This has become a constant refrain by Democrats -- that they have already gone some distance to accommodate the Republicans' efforts to cut federal spending. We already awarded Senate Majority Leader Harry M. Reid (D-Nev.) two Pinocchios for this claim, but the talking point keeps popping up again and again.

We take no position on whether it makes sense to make these cuts at this time. But Democrats are being disingenuous by suggesting they have already worked hard to reduce spending or to reach out to Republicans.

The Facts

The 2011 fiscal year began Oct. 1, but Congress, then led by the Democrats, failed to pass any of the annual spending bills that would fund the government. Instead, lawmakers have passed a series of stopgap measures, known as continuing resolutions, based largely on 2010 spending. The most recent one was approved this week, though it also included $4 billion in cuts based on proposals in Obama's 2012 budget blueprint.

Yes, it's a bit confusing. Lawmakers mix and match the three budgets in their rhetoric faster than any three-card monte player.

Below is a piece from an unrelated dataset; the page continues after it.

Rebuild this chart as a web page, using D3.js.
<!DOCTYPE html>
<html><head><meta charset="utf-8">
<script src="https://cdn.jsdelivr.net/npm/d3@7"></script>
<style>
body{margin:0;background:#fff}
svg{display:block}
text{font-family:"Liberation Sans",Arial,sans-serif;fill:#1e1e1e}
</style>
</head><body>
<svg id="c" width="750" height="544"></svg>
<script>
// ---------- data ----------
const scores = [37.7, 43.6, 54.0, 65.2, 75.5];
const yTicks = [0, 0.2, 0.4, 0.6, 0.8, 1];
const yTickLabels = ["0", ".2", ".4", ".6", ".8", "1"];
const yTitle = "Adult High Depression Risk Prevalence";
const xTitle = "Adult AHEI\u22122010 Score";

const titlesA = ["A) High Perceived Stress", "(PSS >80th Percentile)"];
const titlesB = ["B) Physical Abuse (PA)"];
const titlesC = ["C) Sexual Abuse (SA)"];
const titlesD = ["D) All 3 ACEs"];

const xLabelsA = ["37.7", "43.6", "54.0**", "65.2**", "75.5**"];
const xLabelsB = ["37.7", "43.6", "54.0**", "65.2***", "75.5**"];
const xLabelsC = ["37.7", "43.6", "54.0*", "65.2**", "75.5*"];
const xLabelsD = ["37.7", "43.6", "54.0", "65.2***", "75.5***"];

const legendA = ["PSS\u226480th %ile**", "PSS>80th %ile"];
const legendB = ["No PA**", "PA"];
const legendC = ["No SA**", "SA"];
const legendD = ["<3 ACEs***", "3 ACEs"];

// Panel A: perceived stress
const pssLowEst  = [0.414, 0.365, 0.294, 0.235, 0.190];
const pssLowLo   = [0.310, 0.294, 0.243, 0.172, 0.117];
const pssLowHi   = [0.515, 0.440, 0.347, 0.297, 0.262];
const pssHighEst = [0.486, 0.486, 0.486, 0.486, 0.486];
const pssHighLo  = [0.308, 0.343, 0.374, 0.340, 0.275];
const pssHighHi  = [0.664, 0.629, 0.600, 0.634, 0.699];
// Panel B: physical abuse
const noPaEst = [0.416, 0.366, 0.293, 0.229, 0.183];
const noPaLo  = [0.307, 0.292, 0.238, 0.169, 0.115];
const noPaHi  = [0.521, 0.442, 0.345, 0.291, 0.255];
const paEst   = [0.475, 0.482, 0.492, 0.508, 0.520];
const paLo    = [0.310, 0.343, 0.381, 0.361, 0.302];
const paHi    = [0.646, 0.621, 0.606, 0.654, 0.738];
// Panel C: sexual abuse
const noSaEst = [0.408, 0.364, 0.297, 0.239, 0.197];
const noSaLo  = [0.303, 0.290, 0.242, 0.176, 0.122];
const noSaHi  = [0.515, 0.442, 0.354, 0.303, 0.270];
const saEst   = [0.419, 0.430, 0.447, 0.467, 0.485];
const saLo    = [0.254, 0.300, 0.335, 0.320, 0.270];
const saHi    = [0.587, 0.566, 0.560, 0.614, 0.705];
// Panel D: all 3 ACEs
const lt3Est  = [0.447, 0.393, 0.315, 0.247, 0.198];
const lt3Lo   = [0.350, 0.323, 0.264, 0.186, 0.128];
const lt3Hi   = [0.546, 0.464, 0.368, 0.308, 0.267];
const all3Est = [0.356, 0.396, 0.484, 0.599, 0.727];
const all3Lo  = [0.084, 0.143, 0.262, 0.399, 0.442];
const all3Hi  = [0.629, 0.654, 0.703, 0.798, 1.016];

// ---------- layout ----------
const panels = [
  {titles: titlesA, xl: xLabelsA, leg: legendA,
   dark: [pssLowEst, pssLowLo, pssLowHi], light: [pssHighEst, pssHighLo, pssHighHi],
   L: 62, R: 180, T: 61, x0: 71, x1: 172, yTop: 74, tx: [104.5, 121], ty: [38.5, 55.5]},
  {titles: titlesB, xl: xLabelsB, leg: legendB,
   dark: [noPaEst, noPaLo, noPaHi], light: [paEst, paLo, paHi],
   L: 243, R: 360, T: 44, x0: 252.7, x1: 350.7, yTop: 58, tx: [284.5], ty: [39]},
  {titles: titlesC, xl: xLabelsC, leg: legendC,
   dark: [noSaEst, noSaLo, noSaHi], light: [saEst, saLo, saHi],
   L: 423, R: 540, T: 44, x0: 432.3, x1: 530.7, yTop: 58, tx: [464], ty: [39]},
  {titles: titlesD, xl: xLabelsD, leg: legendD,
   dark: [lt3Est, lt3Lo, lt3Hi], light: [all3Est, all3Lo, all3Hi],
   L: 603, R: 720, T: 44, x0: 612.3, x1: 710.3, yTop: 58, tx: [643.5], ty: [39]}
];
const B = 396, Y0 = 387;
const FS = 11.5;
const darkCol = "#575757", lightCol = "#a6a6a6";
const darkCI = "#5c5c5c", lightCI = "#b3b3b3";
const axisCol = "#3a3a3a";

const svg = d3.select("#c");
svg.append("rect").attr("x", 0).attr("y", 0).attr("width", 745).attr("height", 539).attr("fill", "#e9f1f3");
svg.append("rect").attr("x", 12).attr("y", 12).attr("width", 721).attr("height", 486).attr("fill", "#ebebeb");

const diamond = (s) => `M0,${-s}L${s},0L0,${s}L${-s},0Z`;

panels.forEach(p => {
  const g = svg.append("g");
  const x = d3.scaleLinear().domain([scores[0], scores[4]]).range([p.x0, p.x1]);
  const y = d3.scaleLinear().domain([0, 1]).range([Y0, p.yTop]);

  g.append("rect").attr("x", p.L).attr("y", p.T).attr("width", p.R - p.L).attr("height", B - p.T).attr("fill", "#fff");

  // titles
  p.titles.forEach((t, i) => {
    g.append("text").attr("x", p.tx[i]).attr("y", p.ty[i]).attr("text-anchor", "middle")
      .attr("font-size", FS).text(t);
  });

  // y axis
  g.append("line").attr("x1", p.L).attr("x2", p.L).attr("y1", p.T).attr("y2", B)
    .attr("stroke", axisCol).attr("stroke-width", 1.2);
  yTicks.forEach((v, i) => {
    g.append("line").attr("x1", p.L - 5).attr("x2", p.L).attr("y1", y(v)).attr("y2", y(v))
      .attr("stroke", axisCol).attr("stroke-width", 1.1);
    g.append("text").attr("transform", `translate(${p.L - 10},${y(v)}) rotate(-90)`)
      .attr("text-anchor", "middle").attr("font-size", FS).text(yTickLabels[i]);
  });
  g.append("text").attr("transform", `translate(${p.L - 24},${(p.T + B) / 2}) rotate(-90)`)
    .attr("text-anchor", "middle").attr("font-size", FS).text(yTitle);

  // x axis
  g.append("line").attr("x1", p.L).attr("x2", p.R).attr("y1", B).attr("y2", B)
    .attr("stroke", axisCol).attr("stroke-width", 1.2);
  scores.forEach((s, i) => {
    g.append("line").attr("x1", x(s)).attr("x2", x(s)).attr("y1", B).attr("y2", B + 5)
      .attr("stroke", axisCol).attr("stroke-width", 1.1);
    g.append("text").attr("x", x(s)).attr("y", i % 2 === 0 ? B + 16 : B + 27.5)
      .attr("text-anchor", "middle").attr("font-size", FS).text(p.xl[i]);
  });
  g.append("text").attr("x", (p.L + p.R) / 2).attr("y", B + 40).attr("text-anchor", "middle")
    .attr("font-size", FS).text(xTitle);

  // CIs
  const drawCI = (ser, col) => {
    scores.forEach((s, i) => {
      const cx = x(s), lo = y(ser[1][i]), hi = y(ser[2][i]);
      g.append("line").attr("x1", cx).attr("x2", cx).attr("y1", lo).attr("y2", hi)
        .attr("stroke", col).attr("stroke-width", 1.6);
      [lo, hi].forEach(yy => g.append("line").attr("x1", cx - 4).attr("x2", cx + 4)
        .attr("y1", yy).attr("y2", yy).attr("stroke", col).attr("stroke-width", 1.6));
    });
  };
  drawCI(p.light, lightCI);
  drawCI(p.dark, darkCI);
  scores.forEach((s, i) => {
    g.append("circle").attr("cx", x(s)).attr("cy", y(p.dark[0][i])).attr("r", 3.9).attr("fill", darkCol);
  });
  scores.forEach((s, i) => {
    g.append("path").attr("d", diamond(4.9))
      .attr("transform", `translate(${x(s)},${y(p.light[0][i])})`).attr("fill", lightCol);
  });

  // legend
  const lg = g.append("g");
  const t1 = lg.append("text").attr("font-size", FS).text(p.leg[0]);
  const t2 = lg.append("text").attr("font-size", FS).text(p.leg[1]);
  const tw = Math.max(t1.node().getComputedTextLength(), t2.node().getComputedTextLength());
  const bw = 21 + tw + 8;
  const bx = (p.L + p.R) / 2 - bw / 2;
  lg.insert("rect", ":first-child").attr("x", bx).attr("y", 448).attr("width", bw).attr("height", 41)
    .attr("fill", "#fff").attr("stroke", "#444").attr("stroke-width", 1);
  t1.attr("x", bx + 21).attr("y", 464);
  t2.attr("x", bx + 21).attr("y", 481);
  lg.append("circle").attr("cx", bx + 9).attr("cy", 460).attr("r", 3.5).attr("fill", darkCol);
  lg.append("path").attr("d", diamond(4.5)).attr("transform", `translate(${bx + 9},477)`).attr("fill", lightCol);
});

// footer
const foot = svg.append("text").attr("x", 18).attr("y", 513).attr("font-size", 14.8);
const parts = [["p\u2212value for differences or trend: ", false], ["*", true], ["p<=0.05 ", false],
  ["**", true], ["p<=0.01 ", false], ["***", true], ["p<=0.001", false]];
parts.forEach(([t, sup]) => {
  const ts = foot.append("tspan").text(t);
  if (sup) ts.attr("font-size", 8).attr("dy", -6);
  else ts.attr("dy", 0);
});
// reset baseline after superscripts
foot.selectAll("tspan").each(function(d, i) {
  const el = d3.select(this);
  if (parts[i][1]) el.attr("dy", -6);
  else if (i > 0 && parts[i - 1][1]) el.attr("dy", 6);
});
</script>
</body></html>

The situation was different in 1995, the last time Republicans took control of the House. Then, the GOP pushed through $16 billion in cuts -- known as recissions -- from an existing budget that had been passed by the previous Democratic-led Congress. But since no spending bills were passed last year, politicians are able to pretend that budgets that exist only on paper are real.

When Democrats say they are meeting Republicans halfway, they are talking about "cuts" from Obama's never-enacted 2011 budget. By the White House's math, they have proposed $41 billion in cuts from the 2011 budget, plus $4 billion in the latest stopgap measure, plus $6.5 billion in unspecified cuts annnounced Thursday, for a total of $51 billion. But there was no heavy lifting involved, and certainly little discrete examination of which programs to preserve and which ones to cut. It's lot like saying you are running a 100-yard dash, but starting on the 50-yard line.

Democrats have justified this language by noting that Republicans claim they cut $100 billion from 2011 budget, when it is actually $61 billion from the 2010 budget. Republicans should not have tried to boast about such a nice, round number, but it is noteworthy that no major newspaper used that figure. Reporters did not fall for the GOP spin; it was always characterized as a $61 billion cut.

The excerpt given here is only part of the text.